What the task asks:
Return the listing below unchanged, minus its pictures.
◆ ◆ ◆ ◆ ◆ ◆ ◆
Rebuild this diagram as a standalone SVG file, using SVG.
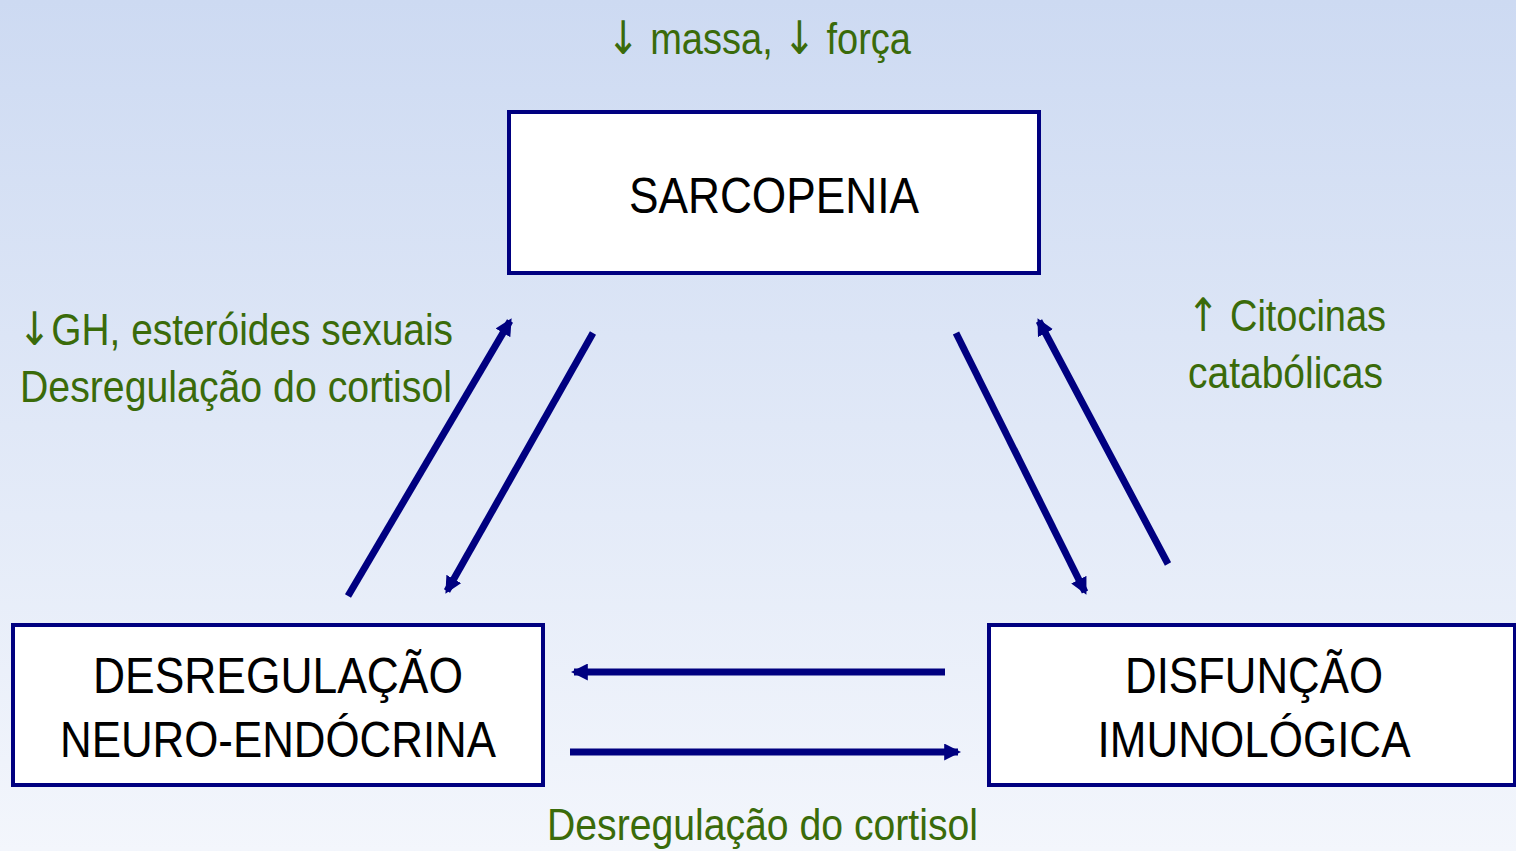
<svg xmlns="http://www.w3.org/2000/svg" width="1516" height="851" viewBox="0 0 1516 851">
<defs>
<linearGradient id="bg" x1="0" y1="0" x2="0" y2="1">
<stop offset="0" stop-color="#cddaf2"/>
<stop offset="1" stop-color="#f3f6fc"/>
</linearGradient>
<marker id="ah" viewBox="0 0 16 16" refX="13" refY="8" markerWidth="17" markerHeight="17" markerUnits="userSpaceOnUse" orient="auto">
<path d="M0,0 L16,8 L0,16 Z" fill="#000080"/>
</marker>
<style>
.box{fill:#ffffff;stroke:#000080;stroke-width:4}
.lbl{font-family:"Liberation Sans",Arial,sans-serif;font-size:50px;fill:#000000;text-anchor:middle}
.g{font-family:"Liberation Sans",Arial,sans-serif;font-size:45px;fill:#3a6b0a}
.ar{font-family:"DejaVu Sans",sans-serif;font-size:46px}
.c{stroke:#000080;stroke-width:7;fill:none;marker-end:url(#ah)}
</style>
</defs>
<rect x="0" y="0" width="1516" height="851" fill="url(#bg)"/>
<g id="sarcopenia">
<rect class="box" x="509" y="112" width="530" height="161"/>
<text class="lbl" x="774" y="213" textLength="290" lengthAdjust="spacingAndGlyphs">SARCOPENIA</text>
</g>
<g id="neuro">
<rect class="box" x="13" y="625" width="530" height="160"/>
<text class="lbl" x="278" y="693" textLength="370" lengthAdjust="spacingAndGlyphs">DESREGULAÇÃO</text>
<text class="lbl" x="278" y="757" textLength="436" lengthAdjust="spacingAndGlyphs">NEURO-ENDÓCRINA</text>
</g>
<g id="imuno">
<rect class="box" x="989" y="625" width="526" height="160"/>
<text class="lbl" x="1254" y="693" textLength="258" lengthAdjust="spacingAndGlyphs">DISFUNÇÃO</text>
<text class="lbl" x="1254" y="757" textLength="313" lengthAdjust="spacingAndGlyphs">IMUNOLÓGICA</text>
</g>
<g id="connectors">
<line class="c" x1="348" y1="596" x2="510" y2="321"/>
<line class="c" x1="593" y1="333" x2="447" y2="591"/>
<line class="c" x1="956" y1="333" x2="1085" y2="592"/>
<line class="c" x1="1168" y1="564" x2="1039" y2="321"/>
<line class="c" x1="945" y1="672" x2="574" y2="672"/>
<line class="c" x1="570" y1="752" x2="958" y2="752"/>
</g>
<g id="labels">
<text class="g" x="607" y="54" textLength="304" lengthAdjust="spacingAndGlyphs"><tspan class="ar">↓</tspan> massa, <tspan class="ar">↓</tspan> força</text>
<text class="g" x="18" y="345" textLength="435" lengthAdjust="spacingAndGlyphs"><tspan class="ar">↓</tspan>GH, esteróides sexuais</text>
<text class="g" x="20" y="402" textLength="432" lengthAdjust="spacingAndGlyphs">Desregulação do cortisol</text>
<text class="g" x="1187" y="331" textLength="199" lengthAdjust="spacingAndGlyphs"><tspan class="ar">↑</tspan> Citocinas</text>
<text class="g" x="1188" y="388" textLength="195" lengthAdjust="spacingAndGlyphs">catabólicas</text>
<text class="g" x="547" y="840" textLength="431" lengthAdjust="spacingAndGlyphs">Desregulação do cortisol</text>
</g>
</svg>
◆ ◆ ◆ ◆ ◆ ◆ ◆
Task result:
Rebuild this diagram as a standalone SVG file, using SVG.
<svg xmlns="http://www.w3.org/2000/svg" width="1516" height="851" viewBox="0 0 1516 851">
<defs>
<linearGradient id="bg" x1="0" y1="0" x2="0" y2="1">
<stop offset="0" stop-color="#cddaf2"/>
<stop offset="1" stop-color="#f3f6fc"/>
</linearGradient>
<marker id="ah" viewBox="0 0 16 16" refX="13" refY="8" markerWidth="17" markerHeight="17" markerUnits="userSpaceOnUse" orient="auto">
<path d="M0,0 L16,8 L0,16 Z" fill="#000080"/>
</marker>
<style>
.box{fill:#ffffff;stroke:#000080;stroke-width:4}
.lbl{font-family:"Liberation Sans",Arial,sans-serif;font-size:50px;fill:#000000;text-anchor:middle}
.g{font-family:"Liberation Sans",Arial,sans-serif;font-size:45px;fill:#3a6b0a}
.ar{font-family:"DejaVu Sans",sans-serif;font-size:46px}
.c{stroke:#000080;stroke-width:7;fill:none;marker-end:url(#ah)}
</style>
</defs>
<rect x="0" y="0" width="1516" height="851" fill="url(#bg)"/>
<g id="sarcopenia">
<rect class="box" x="509" y="112" width="530" height="161"/>
<text class="lbl" x="774" y="213" textLength="290" lengthAdjust="spacingAndGlyphs">SARCOPENIA</text>
</g>
<g id="neuro">
<rect class="box" x="13" y="625" width="530" height="160"/>
<text class="lbl" x="278" y="693" textLength="370" lengthAdjust="spacingAndGlyphs">DESREGULAÇÃO</text>
<text class="lbl" x="278" y="757" textLength="436" lengthAdjust="spacingAndGlyphs">NEURO-ENDÓCRINA</text>
</g>
<g id="imuno">
<rect class="box" x="989" y="625" width="526" height="160"/>
<text class="lbl" x="1254" y="693" textLength="258" lengthAdjust="spacingAndGlyphs">DISFUNÇÃO</text>
<text class="lbl" x="1254" y="757" textLength="313" lengthAdjust="spacingAndGlyphs">IMUNOLÓGICA</text>
</g>
<g id="connectors">
<line class="c" x1="348" y1="596" x2="510" y2="321"/>
<line class="c" x1="593" y1="333" x2="447" y2="591"/>
<line class="c" x1="956" y1="333" x2="1085" y2="592"/>
<line class="c" x1="1168" y1="564" x2="1039" y2="321"/>
<line class="c" x1="945" y1="672" x2="574" y2="672"/>
<line class="c" x1="570" y1="752" x2="958" y2="752"/>
</g>
<g id="labels">
<text class="g" x="607" y="54" textLength="304" lengthAdjust="spacingAndGlyphs"><tspan class="ar">↓</tspan> massa, <tspan class="ar">↓</tspan> força</text>
<text class="g" x="18" y="345" textLength="435" lengthAdjust="spacingAndGlyphs"><tspan class="ar">↓</tspan>GH, esteróides sexuais</text>
<text class="g" x="20" y="402" textLength="432" lengthAdjust="spacingAndGlyphs">Desregulação do cortisol</text>
<text class="g" x="1187" y="331" textLength="199" lengthAdjust="spacingAndGlyphs"><tspan class="ar">↑</tspan> Citocinas</text>
<text class="g" x="1188" y="388" textLength="195" lengthAdjust="spacingAndGlyphs">catabólicas</text>
<text class="g" x="547" y="840" textLength="431" lengthAdjust="spacingAndGlyphs">Desregulação do cortisol</text>
</g>
</svg>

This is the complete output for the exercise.